What is needed —
Only the lines from the one containing "Rebuild this chart" through the one containing "const lvpCorners = [0.5, 1.0, 1.5, 2.0, 2.5];" are to be copied, exactly and with both ends kept.

(Saved data entries)

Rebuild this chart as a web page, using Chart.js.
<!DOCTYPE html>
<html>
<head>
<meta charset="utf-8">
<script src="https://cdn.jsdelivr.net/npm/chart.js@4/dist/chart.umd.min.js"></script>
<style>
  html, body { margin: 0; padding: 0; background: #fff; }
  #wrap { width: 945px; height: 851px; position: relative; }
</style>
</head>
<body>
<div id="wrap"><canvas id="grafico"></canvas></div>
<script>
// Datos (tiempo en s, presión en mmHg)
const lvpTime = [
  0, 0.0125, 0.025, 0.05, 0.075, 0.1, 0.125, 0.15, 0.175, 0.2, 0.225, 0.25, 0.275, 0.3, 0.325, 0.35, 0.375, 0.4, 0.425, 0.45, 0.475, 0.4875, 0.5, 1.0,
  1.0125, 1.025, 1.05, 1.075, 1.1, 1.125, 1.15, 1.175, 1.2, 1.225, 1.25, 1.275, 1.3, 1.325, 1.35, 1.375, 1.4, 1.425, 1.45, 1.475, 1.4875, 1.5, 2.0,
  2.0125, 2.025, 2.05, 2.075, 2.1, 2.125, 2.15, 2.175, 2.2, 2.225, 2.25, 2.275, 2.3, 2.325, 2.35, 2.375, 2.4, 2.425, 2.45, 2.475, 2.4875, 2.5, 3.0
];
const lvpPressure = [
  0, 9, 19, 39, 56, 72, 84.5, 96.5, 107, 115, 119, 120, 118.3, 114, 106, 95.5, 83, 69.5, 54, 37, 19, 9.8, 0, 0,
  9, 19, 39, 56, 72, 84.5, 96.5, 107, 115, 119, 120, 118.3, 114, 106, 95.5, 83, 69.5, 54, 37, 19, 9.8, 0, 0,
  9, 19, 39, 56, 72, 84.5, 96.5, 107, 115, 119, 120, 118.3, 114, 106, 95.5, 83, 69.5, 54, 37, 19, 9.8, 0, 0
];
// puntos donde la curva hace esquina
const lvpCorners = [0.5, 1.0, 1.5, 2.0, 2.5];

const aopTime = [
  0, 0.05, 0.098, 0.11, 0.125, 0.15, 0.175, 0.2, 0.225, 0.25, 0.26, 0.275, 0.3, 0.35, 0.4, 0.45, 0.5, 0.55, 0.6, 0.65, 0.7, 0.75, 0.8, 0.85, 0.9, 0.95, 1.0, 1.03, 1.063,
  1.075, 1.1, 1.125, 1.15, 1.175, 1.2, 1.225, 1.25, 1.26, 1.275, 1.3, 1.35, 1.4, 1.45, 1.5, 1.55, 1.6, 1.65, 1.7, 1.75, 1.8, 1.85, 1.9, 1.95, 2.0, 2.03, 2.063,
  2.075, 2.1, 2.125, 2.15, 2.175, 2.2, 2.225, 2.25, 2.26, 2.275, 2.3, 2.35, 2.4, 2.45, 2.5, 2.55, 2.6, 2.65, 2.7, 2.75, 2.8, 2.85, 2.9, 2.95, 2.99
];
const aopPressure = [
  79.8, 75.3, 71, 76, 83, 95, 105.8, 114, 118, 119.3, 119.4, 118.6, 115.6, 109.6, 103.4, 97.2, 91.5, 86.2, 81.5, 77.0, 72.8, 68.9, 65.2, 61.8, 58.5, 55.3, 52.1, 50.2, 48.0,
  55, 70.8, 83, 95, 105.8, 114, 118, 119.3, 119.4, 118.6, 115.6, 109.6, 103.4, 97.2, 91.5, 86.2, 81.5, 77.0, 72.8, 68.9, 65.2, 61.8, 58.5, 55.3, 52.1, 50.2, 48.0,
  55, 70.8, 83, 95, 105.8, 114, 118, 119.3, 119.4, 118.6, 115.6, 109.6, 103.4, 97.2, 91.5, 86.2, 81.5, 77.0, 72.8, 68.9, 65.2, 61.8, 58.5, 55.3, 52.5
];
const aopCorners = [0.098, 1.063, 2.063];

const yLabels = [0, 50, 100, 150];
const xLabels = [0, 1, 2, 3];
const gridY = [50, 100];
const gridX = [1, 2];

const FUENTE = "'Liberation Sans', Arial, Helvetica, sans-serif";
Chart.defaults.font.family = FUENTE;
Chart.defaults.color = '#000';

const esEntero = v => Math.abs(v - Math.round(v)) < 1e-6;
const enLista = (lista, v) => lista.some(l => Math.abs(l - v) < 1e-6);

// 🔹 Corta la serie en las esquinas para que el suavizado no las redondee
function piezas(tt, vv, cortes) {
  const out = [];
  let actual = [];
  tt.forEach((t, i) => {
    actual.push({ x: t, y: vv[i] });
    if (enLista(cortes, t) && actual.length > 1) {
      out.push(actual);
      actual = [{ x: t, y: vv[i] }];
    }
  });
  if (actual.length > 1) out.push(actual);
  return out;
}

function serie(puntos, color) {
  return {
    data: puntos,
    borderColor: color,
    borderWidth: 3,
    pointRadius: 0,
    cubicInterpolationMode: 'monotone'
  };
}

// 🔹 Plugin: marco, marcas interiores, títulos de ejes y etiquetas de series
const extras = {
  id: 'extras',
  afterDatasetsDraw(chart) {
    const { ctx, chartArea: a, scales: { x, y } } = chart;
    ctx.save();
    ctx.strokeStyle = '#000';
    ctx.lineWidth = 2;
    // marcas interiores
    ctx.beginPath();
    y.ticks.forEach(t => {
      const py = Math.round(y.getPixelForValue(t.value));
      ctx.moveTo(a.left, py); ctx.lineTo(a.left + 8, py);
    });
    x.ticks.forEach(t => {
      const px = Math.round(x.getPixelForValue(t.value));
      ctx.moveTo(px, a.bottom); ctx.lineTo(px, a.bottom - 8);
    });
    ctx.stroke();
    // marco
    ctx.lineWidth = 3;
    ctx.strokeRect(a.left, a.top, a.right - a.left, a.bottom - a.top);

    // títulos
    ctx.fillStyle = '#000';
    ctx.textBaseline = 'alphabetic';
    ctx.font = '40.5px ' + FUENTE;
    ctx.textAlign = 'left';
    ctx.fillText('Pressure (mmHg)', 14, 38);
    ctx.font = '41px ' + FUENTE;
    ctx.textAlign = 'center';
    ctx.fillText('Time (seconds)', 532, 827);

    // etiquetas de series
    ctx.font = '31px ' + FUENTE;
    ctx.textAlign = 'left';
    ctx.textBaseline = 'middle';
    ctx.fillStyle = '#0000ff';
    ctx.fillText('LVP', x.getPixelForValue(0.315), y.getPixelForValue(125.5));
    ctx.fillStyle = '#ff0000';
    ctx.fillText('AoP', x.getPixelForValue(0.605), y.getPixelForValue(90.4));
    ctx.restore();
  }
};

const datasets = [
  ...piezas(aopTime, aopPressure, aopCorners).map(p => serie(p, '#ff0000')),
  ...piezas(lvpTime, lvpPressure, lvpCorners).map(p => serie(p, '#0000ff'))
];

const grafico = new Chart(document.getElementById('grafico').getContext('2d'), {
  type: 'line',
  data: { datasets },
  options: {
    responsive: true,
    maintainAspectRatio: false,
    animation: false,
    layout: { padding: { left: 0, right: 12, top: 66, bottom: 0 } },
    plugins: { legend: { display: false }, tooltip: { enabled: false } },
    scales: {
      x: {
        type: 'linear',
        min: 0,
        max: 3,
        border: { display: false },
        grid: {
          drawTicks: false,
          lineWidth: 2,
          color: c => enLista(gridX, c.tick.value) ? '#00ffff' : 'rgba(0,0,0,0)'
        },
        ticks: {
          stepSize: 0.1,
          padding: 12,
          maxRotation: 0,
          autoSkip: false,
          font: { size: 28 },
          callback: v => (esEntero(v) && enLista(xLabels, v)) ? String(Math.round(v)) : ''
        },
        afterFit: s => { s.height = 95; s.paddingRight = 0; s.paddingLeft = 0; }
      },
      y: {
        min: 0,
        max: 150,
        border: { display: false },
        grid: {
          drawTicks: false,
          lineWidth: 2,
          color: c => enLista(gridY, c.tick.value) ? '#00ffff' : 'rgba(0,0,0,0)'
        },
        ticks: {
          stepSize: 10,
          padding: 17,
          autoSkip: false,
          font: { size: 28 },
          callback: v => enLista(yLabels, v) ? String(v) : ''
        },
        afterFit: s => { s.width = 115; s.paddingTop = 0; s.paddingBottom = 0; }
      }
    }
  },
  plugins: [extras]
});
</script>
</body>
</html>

==

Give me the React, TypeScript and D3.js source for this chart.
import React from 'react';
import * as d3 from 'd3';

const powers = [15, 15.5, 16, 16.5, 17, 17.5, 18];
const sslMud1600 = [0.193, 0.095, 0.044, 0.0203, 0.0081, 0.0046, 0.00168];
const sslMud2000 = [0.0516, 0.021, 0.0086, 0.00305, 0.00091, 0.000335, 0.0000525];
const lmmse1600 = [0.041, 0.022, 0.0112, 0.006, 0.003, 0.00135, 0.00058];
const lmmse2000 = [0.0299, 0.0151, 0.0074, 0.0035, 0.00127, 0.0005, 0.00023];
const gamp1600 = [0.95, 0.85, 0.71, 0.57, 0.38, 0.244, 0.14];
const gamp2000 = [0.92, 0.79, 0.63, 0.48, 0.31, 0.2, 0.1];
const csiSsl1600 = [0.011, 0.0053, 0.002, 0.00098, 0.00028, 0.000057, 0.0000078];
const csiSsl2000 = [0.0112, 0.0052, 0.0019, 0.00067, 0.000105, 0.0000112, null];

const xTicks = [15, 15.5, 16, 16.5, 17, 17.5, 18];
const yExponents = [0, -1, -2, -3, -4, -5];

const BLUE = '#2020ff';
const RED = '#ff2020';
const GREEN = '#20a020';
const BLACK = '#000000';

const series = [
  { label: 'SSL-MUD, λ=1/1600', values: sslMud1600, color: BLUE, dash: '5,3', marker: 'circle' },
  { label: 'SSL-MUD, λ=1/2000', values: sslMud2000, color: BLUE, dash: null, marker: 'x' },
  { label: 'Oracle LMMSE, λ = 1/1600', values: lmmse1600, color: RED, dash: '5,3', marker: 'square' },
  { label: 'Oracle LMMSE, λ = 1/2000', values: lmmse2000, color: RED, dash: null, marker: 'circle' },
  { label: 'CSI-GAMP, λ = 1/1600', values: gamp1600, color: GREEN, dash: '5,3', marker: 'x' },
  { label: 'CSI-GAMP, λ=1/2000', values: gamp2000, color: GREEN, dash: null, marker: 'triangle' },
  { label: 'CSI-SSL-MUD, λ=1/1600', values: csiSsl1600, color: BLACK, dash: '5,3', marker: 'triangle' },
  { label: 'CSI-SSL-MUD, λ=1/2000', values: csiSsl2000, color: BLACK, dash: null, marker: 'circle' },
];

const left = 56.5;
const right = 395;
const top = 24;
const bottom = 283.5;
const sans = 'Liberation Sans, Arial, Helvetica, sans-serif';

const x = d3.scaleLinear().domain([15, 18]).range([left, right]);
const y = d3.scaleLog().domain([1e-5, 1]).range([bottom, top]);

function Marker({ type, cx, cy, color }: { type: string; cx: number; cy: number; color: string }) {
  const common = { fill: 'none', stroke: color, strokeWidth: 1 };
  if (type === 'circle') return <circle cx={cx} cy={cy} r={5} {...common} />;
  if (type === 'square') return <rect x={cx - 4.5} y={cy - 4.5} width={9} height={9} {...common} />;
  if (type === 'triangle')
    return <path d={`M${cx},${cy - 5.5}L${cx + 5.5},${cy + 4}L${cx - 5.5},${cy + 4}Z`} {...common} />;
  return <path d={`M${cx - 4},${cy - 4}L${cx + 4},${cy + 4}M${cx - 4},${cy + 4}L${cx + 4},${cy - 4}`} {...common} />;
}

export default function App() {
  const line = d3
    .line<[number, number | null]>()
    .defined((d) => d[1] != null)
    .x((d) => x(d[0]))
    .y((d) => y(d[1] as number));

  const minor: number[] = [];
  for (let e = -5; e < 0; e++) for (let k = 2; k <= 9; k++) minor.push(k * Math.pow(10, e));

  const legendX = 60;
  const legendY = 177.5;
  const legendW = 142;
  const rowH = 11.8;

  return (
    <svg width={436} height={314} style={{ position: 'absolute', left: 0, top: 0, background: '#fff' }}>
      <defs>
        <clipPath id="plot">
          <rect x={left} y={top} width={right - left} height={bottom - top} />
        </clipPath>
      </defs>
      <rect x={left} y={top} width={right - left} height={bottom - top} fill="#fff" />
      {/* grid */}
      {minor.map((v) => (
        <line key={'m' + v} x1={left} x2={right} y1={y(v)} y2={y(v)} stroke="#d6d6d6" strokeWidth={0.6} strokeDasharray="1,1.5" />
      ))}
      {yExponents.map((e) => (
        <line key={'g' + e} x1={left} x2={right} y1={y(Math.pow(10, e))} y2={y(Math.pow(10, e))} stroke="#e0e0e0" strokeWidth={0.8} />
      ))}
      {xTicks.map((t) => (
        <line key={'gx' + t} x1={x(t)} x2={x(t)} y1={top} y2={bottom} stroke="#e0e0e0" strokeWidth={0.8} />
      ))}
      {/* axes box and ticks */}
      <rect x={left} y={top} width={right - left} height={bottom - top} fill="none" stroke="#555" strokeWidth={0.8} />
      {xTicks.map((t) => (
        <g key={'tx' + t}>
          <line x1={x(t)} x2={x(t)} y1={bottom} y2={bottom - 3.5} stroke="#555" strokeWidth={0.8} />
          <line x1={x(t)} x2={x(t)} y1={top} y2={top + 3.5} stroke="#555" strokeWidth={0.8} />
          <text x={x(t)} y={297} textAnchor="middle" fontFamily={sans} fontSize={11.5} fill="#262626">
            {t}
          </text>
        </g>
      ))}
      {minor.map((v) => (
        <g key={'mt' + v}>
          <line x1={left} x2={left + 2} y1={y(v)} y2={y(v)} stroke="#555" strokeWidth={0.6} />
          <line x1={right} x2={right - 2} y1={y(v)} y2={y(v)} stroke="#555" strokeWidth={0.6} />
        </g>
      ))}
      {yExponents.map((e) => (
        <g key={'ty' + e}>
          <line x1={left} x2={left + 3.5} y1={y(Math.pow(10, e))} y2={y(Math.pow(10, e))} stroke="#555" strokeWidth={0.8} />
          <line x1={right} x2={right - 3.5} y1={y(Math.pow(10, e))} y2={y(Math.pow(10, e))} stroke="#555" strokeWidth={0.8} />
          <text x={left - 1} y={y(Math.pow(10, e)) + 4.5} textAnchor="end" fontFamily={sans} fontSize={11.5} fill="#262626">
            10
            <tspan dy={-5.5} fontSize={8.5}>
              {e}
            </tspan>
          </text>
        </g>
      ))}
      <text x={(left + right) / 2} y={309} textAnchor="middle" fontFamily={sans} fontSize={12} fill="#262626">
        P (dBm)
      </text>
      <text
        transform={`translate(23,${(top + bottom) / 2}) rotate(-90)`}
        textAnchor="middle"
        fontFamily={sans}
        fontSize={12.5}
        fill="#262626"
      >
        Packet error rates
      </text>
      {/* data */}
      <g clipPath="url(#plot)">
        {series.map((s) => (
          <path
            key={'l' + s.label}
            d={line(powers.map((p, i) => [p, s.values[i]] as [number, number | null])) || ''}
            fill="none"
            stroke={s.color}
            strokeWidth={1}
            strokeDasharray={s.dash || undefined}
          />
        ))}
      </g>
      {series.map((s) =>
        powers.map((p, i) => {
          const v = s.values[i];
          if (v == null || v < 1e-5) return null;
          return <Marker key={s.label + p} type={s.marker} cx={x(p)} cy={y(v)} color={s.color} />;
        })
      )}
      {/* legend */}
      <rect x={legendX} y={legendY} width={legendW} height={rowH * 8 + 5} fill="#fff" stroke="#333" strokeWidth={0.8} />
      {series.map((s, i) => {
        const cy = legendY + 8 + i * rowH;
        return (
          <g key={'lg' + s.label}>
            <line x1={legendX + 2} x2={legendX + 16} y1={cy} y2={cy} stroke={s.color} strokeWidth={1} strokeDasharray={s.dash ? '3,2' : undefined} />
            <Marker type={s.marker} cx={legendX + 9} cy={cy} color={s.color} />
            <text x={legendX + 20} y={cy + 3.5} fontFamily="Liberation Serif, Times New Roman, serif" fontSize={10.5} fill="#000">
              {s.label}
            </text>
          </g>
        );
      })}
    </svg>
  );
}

---

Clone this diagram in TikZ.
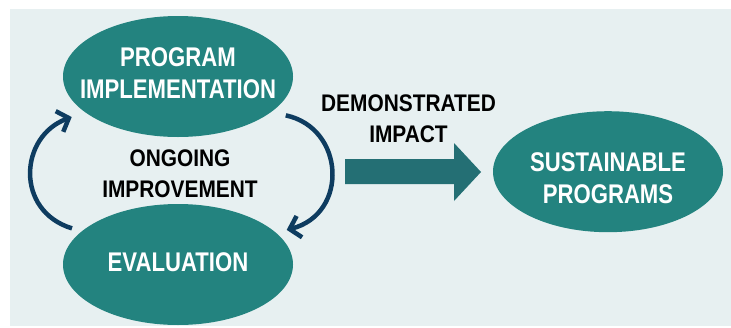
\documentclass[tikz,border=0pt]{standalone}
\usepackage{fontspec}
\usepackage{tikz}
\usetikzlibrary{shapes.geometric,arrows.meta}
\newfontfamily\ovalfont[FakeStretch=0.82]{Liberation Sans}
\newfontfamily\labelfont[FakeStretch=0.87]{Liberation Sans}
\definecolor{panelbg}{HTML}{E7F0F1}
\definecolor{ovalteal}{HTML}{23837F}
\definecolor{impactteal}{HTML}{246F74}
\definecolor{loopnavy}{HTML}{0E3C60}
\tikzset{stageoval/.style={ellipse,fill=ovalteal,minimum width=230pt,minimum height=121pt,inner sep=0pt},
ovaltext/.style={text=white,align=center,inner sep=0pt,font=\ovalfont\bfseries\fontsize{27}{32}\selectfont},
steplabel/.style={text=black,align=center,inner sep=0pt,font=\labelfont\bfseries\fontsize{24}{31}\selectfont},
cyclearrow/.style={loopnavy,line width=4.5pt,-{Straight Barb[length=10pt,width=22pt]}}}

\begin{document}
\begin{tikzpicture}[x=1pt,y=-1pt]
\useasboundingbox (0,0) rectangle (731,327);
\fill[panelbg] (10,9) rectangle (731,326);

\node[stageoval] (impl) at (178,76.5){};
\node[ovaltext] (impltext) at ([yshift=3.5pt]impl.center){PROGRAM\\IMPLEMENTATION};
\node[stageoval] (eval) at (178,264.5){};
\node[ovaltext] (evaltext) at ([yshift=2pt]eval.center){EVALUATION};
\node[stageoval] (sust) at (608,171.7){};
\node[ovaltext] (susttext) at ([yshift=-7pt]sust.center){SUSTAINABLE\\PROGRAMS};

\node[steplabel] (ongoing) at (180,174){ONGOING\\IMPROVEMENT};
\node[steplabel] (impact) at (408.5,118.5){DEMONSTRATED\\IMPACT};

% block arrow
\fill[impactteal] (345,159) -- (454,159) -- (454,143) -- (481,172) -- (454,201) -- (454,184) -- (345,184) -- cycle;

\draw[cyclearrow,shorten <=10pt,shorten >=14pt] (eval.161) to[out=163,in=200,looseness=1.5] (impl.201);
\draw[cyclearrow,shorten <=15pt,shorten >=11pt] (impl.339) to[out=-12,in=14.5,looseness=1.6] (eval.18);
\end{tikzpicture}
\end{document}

Solution to the exercise —
Rebuild this chart as a web page, using Chart.js.
<!DOCTYPE html>
<html>
<head>
<meta charset="utf-8">
<script src="https://cdn.jsdelivr.net/npm/chart.js@4/dist/chart.umd.min.js"></script>
<style>
  html, body { margin: 0; padding: 0; background: #fff; }
  #wrap { width: 945px; height: 851px; position: relative; }
</style>
</head>
<body>
<div id="wrap"><canvas id="grafico"></canvas></div>
<script>
// Datos (tiempo en s, presión en mmHg)
const lvpTime = [
  0, 0.0125, 0.025, 0.05, 0.075, 0.1, 0.125, 0.15, 0.175, 0.2, 0.225, 0.25, 0.275, 0.3, 0.325, 0.35, 0.375, 0.4, 0.425, 0.45, 0.475, 0.4875, 0.5, 1.0,
  1.0125, 1.025, 1.05, 1.075, 1.1, 1.125, 1.15, 1.175, 1.2, 1.225, 1.25, 1.275, 1.3, 1.325, 1.35, 1.375, 1.4, 1.425, 1.45, 1.475, 1.4875, 1.5, 2.0,
  2.0125, 2.025, 2.05, 2.075, 2.1, 2.125, 2.15, 2.175, 2.2, 2.225, 2.25, 2.275, 2.3, 2.325, 2.35, 2.375, 2.4, 2.425, 2.45, 2.475, 2.4875, 2.5, 3.0
];
const lvpPressure = [
  0, 9, 19, 39, 56, 72, 84.5, 96.5, 107, 115, 119, 120, 118.3, 114, 106, 95.5, 83, 69.5, 54, 37, 19, 9.8, 0, 0,
  9, 19, 39, 56, 72, 84.5, 96.5, 107, 115, 119, 120, 118.3, 114, 106, 95.5, 83, 69.5, 54, 37, 19, 9.8, 0, 0,
  9, 19, 39, 56, 72, 84.5, 96.5, 107, 115, 119, 120, 118.3, 114, 106, 95.5, 83, 69.5, 54, 37, 19, 9.8, 0, 0
];
// puntos donde la curva hace esquina
const lvpCorners = [0.5, 1.0, 1.5, 2.0, 2.5];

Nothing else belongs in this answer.